The return journey on the train from the desert unites the 3 Angelas in hilarious chat interspersed with glimpses of new strength. Angela 1: “Inside my clothes I’m an animal. Head neck sinews, lungs breathing, heart pumping. No one knows that between me and my dress, is a cosmic leap. A leap of faith into oblivion.” Angela 2: “His body hung in space like sexual atmosphere, you couldn’t help ingest him and even if his mind was elsewhere, he knew he was disappearing down your gullet and up your cunt!” Man: “And who was he?” Angela 1: “He was the Animus!” Still Angela is a liberating experience that realizes in performance the strange intersecting relativities of time, space and personality, theatre as dream. Jacqueline Everitt’s design, with its eerily inverted bushscape and startling depth of field, David Murray’s play with darkness and starry desert nights, Ben Speth’s film, and Elizabeth Drake’s nuanced score (horse, trains, distant songs, sometimes as if half heard, fragments from a dream) all merge with Kemp’s marvellous writing and the company’s deft delivery and fine movement (Helen Herbertson) yield an intensively subjective experience. A true play with time.

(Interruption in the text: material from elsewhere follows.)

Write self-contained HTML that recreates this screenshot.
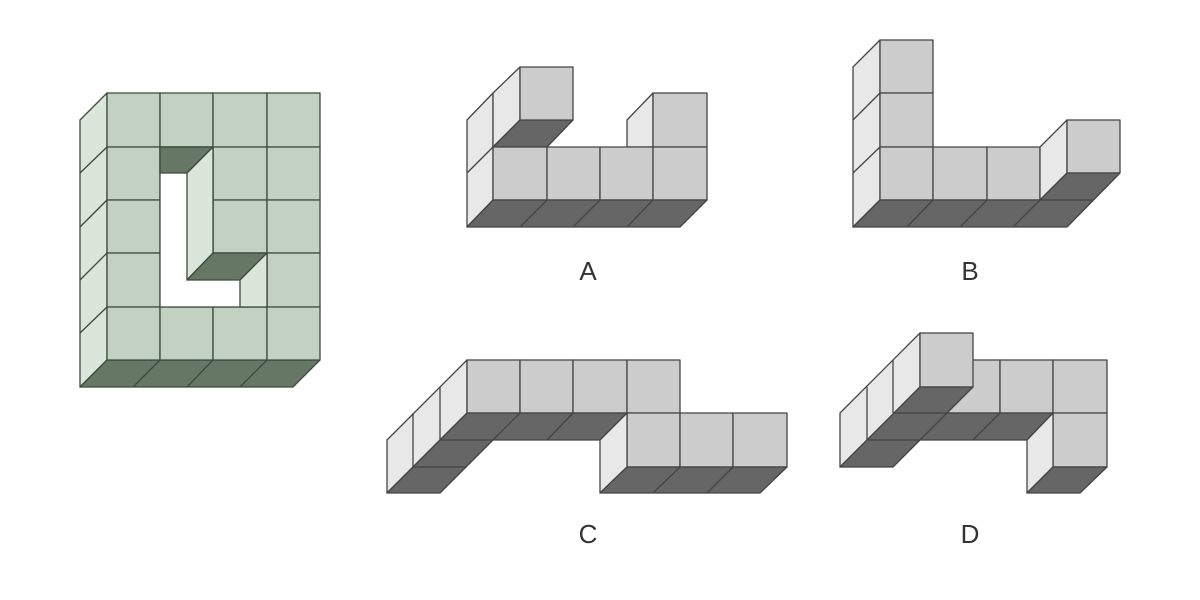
<!DOCTYPE html>
<html><head><meta charset="utf-8"><style>
body{margin:0;background:#fff;}
svg{display:block;}
text{font-family:"Liberation Sans",sans-serif;font-size:26px;fill:#333;text-anchor:middle;}
</style></head><body>
<svg width="1200" height="600" viewBox="0 0 1200 600" xmlns="http://www.w3.org/2000/svg">
<g stroke="#3c4a3c" stroke-width="1.3" stroke-linejoin="round">
<!-- green block -->
<polygon points="80,120 107,93 107,360 80,387" fill="#dae6da"/>
<line x1="80" y1="173" x2="107" y2="147"/><line x1="80" y1="227" x2="107" y2="200"/>
<line x1="80" y1="280" x2="107" y2="253"/><line x1="80" y1="333" x2="107" y2="307"/>
<polygon points="107,360 320,360 293,387 80,387" fill="#667766"/>
<line x1="160" y1="360" x2="133" y2="387"/><line x1="213" y1="360" x2="187" y2="387"/><line x1="267" y1="360" x2="240" y2="387"/>
<g fill="#c2d1c2">
<rect x="107" y="93" width="53" height="54"/><rect x="160" y="93" width="53" height="54"/><rect x="213" y="93" width="54" height="54"/><rect x="267" y="93" width="53" height="54"/>
<rect x="107" y="147" width="53" height="53"/><rect x="213" y="147" width="54" height="53"/><rect x="267" y="147" width="53" height="53"/>
<rect x="107" y="200" width="53" height="53"/><rect x="213" y="200" width="54" height="53"/><rect x="267" y="200" width="53" height="53"/>
<rect x="107" y="253" width="53" height="54"/><rect x="267" y="253" width="53" height="54"/>
<rect x="107" y="307" width="53" height="53"/><rect x="160" y="307" width="53" height="53"/><rect x="213" y="307" width="54" height="53"/><rect x="267" y="307" width="53" height="53"/>
</g>
<polygon points="160,147 213,147 213,253 267,253 267,307 160,307" fill="#fff"/>
<polygon points="160,147 213,147 187,173 160,173" fill="#667766"/>
<polygon points="213,147 213,253 187,280 187,173" fill="#dae6da"/>
<polygon points="213,253 267,253 240,280 187,280" fill="#667766"/>
<polygon points="267,253 267,307 240,307 240,280" fill="#dae6da"/>
</g>

<g stroke="#444" stroke-width="1.3" stroke-linejoin="round">
<!-- A -->
<polygon points="467,120 493,93 493,200 467,227" fill="#e8e8e8"/>
<line x1="467" y1="173" x2="493" y2="147"/>
<polygon points="493,93 520,67 520,120 493,147" fill="#e8e8e8"/>
<polygon points="493,147 520,120 573,120 547,147" fill="#666"/>
<rect x="520" y="67" width="53" height="53" fill="#ccc"/>
<polygon points="627,120 653,93 653,147 627,147" fill="#e8e8e8"/>
<rect x="653" y="93" width="54" height="54" fill="#ccc"/>
<g fill="#ccc"><rect x="493" y="147" width="54" height="53"/><rect x="547" y="147" width="53" height="53"/><rect x="600" y="147" width="53" height="53"/><rect x="653" y="147" width="54" height="53"/></g>
<polygon points="493,200 707,200 680,227 467,227" fill="#666"/>
<line x1="547" y1="200" x2="520" y2="227"/><line x1="600" y1="200" x2="573" y2="227"/><line x1="653" y1="200" x2="627" y2="227"/>

<!-- B -->
<polygon points="853,67 880,40 880,200 853,227" fill="#e8e8e8"/>
<line x1="853" y1="120" x2="880" y2="93"/><line x1="853" y1="173" x2="880" y2="147"/>
<g fill="#ccc"><rect x="880" y="40" width="53" height="53"/><rect x="880" y="93" width="53" height="54"/><rect x="880" y="147" width="53" height="53"/><rect x="933" y="147" width="54" height="53"/><rect x="987" y="147" width="53" height="53"/></g>
<polygon points="1040,147 1067,120 1067,173 1040,200" fill="#e8e8e8"/>
<rect x="1067" y="120" width="53" height="53" fill="#ccc"/>
<polygon points="880,200 1040,200 1067,173 1120,173 1067,227 853,227" fill="#666"/>
<line x1="933" y1="200" x2="907" y2="227"/><line x1="987" y1="200" x2="960" y2="227"/><line x1="1040" y1="200" x2="1013" y2="227"/><line x1="1040" y1="200" x2="1093" y2="200"/>

<!-- C -->
<polygon points="387,440 467,360 467,413 387,493" fill="#e8e8e8"/>
<line x1="413" y1="413" x2="413" y2="467"/><line x1="440" y1="387" x2="440" y2="440"/>
<g fill="#ccc"><rect x="467" y="360" width="53" height="53"/><rect x="520" y="360" width="53" height="53"/><rect x="573" y="360" width="54" height="53"/><rect x="627" y="360" width="53" height="53"/>
<rect x="627" y="413" width="53" height="54"/><rect x="680" y="413" width="53" height="54"/><rect x="733" y="413" width="54" height="54"/></g>
<polygon points="467,413 627,413 600,440 493,440 440,493 387,493" fill="#666"/>
<line x1="440" y1="440" x2="493" y2="440"/><line x1="413" y1="467" x2="467" y2="467"/>
<line x1="520" y1="413" x2="493" y2="440"/><line x1="573" y1="413" x2="547" y2="440"/>
<polygon points="600,440 627,413 627,467 600,493" fill="#e8e8e8"/>
<polygon points="627,467 787,467 760,493 600,493" fill="#666"/>
<line x1="680" y1="467" x2="653" y2="493"/><line x1="733" y1="467" x2="707" y2="493"/>

<!-- D -->
<g fill="#ccc"><rect x="947" y="360" width="53" height="53"/><rect x="1000" y="360" width="53" height="53"/><rect x="1053" y="360" width="54" height="53"/><rect x="1053" y="413" width="54" height="54"/></g>
<polygon points="840,413 920,333 920,387 840,467" fill="#e8e8e8"/>
<line x1="867" y1="387" x2="867" y2="440"/><line x1="893" y1="360" x2="893" y2="413"/>
<rect x="920" y="333" width="53" height="54" fill="#ccc"/>
<polygon points="920,387 973,387 947,413 1053,413 1027,440 920,440 893,467 840,467" fill="#666"/>
<line x1="867" y1="440" x2="920" y2="440"/><line x1="893" y1="413" x2="947" y2="413"/>
<line x1="947" y1="413" x2="920" y2="440"/><line x1="1000" y1="413" x2="973" y2="440"/>
<polygon points="1027,440 1053,413 1053,467 1027,493" fill="#e8e8e8"/>
<polygon points="1053,467 1107,467 1080,493 1027,493" fill="#666"/>
</g>

<text x="588" y="280">A</text>
<text x="970" y="280">B</text>
<text x="588" y="543">C</text>
<text x="970" y="543">D</text>
</svg>
</body></html>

Time stands still. The recent death of Ruth Cracknell has deprived us of a great Australian actor. I treasure above all the memory of her rivetting performance in Beckett’s Happy Days. It’s as if I saw it only yesterday.
Michael Frayn Copenhagen, Wharf 1, Sydney Theatre Company, opened May 8; William Shakespeare Macbeth, Wharf 2, Sydney Theatre Company, opened May 11; Sam Sejavka, In Angel Gear, The New Theatre, Sydney May 3-June 1; Alma de Groen, Wicked Sisters, Griffin Theatre Company, The Stables, Sydney, April 11-May 4; Jenny Kemp, Still Angela, Playbox, Malthouse, Melbourne, opened April 10.